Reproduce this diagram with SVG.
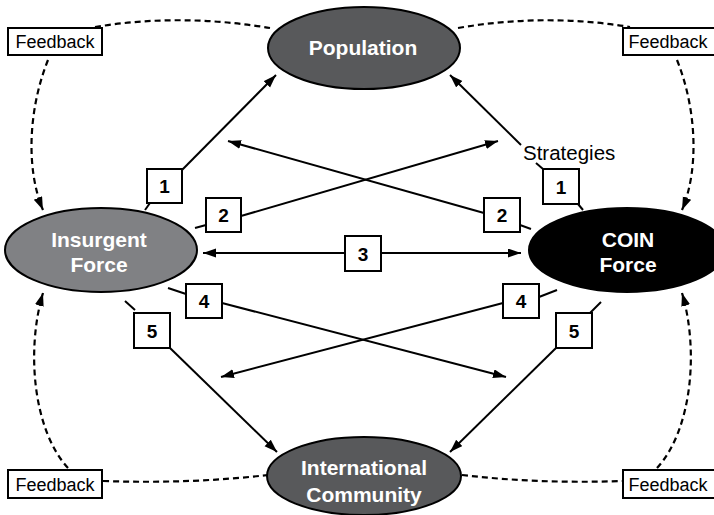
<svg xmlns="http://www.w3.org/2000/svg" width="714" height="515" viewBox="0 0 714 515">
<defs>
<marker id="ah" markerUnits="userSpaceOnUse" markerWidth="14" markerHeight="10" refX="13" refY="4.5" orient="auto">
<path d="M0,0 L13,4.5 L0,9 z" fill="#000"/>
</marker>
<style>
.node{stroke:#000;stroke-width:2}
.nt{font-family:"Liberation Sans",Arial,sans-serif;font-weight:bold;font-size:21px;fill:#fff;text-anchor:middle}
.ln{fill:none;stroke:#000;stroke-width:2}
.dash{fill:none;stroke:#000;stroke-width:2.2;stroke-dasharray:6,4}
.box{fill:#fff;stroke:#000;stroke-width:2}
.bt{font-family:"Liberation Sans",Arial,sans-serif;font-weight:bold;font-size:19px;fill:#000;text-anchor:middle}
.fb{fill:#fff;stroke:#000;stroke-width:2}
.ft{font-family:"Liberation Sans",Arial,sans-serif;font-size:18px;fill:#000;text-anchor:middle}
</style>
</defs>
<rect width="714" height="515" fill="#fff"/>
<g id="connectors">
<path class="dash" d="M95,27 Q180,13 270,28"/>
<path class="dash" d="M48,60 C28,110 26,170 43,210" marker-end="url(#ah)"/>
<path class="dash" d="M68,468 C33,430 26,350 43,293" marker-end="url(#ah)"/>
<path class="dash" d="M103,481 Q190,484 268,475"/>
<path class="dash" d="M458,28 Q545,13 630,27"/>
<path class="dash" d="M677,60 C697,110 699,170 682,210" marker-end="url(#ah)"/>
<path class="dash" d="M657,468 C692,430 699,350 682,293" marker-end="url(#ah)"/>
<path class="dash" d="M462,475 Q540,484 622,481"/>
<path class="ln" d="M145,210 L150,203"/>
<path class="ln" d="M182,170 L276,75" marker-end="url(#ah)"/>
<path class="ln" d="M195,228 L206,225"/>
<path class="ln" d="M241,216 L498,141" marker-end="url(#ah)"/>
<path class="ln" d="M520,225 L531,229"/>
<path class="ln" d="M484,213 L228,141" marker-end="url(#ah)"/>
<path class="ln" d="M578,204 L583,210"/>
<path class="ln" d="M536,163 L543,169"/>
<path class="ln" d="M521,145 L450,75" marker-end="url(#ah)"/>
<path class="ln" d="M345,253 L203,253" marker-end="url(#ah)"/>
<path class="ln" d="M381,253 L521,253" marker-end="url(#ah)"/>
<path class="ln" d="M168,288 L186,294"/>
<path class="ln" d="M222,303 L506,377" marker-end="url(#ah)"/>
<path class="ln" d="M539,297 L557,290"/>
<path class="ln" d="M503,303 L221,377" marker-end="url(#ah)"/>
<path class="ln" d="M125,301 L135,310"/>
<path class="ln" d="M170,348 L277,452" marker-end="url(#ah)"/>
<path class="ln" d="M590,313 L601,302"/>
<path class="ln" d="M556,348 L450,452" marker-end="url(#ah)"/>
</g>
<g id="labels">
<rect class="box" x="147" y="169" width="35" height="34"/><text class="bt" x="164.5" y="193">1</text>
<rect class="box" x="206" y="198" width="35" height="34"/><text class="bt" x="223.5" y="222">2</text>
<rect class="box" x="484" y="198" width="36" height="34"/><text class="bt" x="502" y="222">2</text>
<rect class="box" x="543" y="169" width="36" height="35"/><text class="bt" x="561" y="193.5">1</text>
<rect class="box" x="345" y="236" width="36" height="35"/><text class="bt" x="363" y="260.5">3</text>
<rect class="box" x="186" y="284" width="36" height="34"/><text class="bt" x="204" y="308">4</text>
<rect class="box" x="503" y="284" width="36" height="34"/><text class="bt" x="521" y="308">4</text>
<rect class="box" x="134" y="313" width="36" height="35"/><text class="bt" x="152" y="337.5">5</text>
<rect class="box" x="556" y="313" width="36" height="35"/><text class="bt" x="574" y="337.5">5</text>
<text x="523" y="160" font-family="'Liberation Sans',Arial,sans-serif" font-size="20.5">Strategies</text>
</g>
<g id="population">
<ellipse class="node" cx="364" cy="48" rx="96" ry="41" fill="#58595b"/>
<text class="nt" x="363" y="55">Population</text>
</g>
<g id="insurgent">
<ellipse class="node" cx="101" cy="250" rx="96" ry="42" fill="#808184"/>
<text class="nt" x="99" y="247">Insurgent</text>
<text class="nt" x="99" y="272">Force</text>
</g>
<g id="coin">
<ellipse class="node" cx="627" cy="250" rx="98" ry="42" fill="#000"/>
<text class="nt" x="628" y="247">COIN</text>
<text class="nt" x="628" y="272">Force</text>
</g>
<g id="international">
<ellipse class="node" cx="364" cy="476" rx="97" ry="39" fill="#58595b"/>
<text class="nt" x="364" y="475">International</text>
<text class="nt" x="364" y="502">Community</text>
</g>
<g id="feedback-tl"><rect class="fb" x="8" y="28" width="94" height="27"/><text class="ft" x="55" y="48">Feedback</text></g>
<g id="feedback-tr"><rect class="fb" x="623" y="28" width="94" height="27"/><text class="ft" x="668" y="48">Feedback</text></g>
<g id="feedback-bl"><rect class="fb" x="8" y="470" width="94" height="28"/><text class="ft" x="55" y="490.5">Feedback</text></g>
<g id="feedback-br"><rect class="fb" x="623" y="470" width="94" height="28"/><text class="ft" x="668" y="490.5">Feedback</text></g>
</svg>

▬▬▬

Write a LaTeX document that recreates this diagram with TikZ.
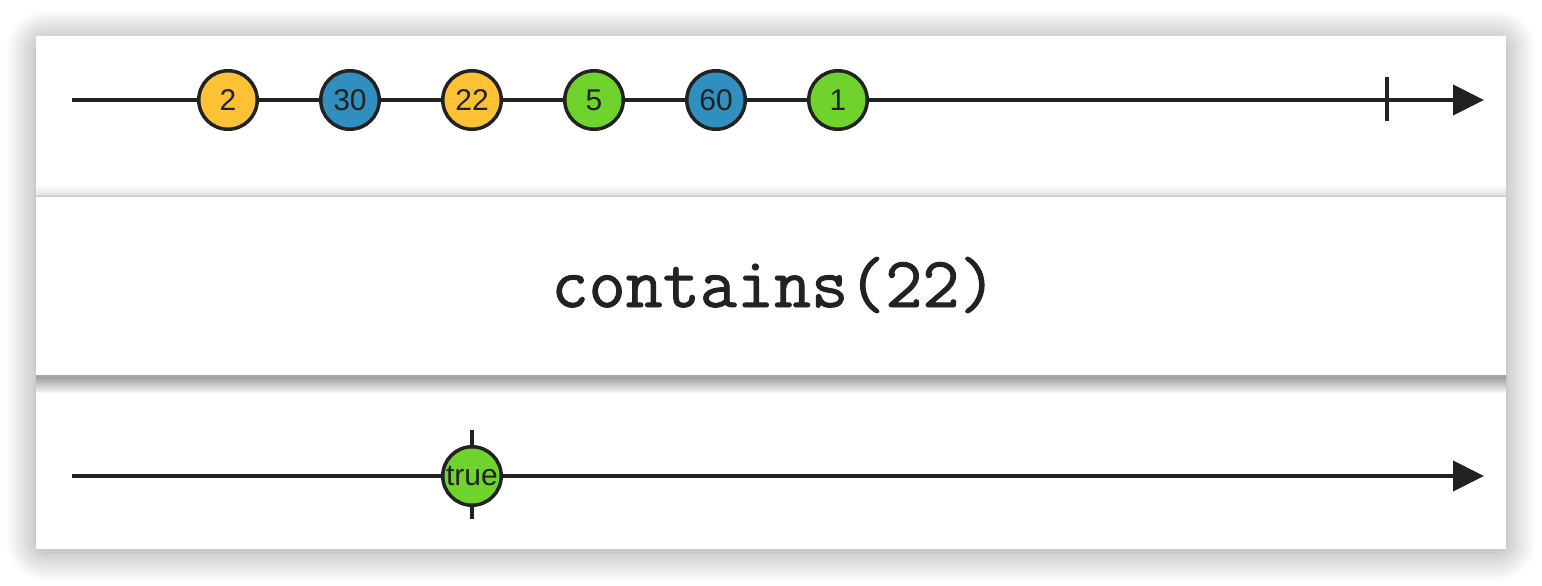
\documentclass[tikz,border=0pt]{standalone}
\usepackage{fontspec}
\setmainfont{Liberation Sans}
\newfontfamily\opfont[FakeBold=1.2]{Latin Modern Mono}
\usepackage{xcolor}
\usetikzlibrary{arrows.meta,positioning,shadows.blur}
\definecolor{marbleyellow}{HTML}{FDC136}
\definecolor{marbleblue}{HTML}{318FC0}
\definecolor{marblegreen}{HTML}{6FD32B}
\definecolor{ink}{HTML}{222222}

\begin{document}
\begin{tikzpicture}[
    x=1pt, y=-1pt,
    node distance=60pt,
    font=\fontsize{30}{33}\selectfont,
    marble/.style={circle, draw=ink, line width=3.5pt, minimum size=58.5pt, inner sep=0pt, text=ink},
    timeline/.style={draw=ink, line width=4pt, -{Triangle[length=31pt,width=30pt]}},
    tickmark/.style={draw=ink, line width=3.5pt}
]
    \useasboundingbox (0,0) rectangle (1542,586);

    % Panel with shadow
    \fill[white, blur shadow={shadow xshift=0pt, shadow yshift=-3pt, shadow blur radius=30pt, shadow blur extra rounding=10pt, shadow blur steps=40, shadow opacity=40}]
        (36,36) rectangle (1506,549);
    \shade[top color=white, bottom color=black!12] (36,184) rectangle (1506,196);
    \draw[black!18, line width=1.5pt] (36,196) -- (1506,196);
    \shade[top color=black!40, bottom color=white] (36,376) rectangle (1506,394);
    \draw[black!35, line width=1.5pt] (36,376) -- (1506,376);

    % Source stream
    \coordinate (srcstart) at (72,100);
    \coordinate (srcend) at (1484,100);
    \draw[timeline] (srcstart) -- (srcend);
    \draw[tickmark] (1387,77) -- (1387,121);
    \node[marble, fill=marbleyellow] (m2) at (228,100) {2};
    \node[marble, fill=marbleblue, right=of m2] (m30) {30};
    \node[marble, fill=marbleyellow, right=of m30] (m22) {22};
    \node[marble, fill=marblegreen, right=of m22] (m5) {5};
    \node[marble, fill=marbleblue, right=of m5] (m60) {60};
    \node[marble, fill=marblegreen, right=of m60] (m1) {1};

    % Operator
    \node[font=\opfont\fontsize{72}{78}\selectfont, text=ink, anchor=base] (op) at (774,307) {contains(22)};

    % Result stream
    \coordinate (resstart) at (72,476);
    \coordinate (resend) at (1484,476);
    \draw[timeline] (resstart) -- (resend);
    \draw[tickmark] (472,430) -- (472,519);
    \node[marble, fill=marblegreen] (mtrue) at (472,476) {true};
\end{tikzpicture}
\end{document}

▬▬▬

Set problem: Start at the line containing "Write a LaTeX" and stop at the line containing "(0,0) rectangle (1542,586);"; transcribe those lines exactly, skipping pictures.

Written solution:
Write a LaTeX document that recreates this diagram with TikZ.
\documentclass[tikz,border=0pt]{standalone}
\usepackage{fontspec}
\setmainfont{Liberation Sans}
\newfontfamily\opfont[FakeBold=1.2]{Latin Modern Mono}
\usepackage{xcolor}
\usetikzlibrary{arrows.meta,positioning,shadows.blur}
\definecolor{marbleyellow}{HTML}{FDC136}
\definecolor{marbleblue}{HTML}{318FC0}
\definecolor{marblegreen}{HTML}{6FD32B}
\definecolor{ink}{HTML}{222222}

\begin{document}
\begin{tikzpicture}[
    x=1pt, y=-1pt,
    node distance=60pt,
    font=\fontsize{30}{33}\selectfont,
    marble/.style={circle, draw=ink, line width=3.5pt, minimum size=58.5pt, inner sep=0pt, text=ink},
    timeline/.style={draw=ink, line width=4pt, -{Triangle[length=31pt,width=30pt]}},
    tickmark/.style={draw=ink, line width=3.5pt}
]
    \useasboundingbox (0,0) rectangle (1542,586);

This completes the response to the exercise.